## COLLECTED MATERIAL

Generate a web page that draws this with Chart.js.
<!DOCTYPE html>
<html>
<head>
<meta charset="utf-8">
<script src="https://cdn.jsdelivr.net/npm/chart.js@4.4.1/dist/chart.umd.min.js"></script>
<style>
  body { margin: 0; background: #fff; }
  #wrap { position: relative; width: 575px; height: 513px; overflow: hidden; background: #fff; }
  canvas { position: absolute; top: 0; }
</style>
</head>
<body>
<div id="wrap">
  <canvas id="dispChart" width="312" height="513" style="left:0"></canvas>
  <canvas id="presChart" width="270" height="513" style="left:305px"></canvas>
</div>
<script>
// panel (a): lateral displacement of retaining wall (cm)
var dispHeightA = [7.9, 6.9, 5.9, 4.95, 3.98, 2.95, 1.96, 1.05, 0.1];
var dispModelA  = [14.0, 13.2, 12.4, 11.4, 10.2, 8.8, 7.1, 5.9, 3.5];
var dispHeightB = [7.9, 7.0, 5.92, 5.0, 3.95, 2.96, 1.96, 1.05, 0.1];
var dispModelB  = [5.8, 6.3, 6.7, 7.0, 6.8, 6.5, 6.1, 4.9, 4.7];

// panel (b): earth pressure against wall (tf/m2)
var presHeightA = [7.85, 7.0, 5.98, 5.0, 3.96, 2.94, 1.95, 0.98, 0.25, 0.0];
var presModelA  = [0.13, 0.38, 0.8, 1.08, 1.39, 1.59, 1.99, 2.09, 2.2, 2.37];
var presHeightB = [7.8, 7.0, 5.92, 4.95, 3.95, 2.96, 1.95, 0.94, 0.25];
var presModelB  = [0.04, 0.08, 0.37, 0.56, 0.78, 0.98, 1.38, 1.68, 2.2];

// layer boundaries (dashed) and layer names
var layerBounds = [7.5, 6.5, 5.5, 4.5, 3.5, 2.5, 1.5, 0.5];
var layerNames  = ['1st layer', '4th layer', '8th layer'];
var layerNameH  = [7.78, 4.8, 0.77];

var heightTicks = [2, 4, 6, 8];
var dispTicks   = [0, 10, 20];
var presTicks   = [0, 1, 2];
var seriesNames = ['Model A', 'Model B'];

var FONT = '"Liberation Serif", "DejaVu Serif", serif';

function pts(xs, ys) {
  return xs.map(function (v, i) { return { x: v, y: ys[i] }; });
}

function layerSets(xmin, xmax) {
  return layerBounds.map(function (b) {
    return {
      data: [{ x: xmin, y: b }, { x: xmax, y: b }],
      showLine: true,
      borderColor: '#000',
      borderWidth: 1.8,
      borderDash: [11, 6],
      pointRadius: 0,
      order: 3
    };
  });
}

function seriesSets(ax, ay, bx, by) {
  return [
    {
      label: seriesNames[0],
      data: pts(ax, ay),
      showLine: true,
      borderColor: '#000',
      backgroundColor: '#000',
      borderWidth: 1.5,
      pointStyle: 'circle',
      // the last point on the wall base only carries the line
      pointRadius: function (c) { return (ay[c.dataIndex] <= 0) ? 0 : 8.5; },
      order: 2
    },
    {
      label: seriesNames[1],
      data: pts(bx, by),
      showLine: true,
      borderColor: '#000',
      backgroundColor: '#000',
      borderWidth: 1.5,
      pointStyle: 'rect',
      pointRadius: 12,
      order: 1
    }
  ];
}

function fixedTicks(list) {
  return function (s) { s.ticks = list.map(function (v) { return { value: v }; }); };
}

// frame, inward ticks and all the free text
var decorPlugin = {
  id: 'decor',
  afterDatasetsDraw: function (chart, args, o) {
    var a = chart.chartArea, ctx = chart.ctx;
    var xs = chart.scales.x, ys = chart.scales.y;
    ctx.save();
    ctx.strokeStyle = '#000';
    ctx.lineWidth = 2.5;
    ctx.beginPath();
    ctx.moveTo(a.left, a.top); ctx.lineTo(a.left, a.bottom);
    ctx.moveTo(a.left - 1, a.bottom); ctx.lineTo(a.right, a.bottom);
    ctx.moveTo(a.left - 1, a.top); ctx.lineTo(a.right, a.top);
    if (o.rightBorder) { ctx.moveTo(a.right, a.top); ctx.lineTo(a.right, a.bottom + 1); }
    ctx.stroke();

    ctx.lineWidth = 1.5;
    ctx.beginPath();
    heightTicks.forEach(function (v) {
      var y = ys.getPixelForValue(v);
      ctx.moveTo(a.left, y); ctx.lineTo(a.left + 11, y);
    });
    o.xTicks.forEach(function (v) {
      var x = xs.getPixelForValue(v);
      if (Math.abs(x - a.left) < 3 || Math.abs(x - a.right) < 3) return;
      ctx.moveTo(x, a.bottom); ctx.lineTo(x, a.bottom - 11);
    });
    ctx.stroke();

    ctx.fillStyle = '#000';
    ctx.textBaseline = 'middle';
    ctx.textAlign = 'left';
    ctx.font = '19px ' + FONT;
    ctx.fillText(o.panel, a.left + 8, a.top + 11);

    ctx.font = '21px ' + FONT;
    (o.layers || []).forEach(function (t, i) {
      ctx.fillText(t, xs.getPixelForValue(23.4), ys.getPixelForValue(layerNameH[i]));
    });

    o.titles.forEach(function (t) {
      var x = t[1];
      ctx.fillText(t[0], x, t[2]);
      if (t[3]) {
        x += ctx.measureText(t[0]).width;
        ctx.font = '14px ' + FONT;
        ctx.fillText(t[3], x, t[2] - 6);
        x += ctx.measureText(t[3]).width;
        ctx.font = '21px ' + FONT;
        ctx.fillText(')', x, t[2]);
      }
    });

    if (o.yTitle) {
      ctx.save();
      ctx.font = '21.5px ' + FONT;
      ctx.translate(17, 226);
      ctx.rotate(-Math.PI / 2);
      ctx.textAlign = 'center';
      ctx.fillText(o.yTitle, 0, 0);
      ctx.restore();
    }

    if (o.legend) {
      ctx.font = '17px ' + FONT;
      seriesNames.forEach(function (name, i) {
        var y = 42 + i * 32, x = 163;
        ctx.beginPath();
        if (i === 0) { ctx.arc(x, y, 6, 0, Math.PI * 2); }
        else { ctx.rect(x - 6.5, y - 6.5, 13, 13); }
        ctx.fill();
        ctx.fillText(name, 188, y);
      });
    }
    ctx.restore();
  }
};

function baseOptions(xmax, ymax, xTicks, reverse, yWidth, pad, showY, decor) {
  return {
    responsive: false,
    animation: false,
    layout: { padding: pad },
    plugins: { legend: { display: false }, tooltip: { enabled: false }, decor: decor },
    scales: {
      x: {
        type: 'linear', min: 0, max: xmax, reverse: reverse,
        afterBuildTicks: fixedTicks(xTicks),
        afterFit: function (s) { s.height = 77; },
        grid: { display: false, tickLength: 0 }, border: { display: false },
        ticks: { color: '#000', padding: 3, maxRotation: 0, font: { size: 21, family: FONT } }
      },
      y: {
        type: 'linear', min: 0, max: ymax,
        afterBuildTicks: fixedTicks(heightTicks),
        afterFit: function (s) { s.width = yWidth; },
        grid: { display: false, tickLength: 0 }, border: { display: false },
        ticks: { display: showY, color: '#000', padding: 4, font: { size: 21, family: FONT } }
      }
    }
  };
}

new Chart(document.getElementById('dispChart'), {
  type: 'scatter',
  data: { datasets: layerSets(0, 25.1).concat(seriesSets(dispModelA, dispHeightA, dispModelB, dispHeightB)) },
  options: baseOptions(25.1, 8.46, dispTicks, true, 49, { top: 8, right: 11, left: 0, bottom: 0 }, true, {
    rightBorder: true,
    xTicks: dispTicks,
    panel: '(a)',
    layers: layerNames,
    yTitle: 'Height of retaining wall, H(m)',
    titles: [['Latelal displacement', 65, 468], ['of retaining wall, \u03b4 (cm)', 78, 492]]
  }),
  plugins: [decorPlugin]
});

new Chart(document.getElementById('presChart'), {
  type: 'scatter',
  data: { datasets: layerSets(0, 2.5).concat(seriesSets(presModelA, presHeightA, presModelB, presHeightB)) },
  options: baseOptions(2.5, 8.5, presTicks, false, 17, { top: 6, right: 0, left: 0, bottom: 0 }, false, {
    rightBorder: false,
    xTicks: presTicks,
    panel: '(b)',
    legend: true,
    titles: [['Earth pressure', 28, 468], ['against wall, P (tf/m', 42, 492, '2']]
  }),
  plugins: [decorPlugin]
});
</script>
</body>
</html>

## WHAT IS NEEDED
Reproduce exactly, please, only the lines from the start of the data above to the line that contains "1.38, 1.68, 2.2];", with both ends kept.

## EXERCISE SOLUTION
Generate a web page that draws this with Chart.js.
<!DOCTYPE html>
<html>
<head>
<meta charset="utf-8">
<script src="https://cdn.jsdelivr.net/npm/chart.js@4.4.1/dist/chart.umd.min.js"></script>
<style>
  body { margin: 0; background: #fff; }
  #wrap { position: relative; width: 575px; height: 513px; overflow: hidden; background: #fff; }
  canvas { position: absolute; top: 0; }
</style>
</head>
<body>
<div id="wrap">
  <canvas id="dispChart" width="312" height="513" style="left:0"></canvas>
  <canvas id="presChart" width="270" height="513" style="left:305px"></canvas>
</div>
<script>
// panel (a): lateral displacement of retaining wall (cm)
var dispHeightA = [7.9, 6.9, 5.9, 4.95, 3.98, 2.95, 1.96, 1.05, 0.1];
var dispModelA  = [14.0, 13.2, 12.4, 11.4, 10.2, 8.8, 7.1, 5.9, 3.5];
var dispHeightB = [7.9, 7.0, 5.92, 5.0, 3.95, 2.96, 1.96, 1.05, 0.1];
var dispModelB  = [5.8, 6.3, 6.7, 7.0, 6.8, 6.5, 6.1, 4.9, 4.7];

// panel (b): earth pressure against wall (tf/m2)
var presHeightA = [7.85, 7.0, 5.98, 5.0, 3.96, 2.94, 1.95, 0.98, 0.25, 0.0];
var presModelA  = [0.13, 0.38, 0.8, 1.08, 1.39, 1.59, 1.99, 2.09, 2.2, 2.37];
var presHeightB = [7.8, 7.0, 5.92, 4.95, 3.95, 2.96, 1.95, 0.94, 0.25];
var presModelB  = [0.04, 0.08, 0.37, 0.56, 0.78, 0.98, 1.38, 1.68, 2.2];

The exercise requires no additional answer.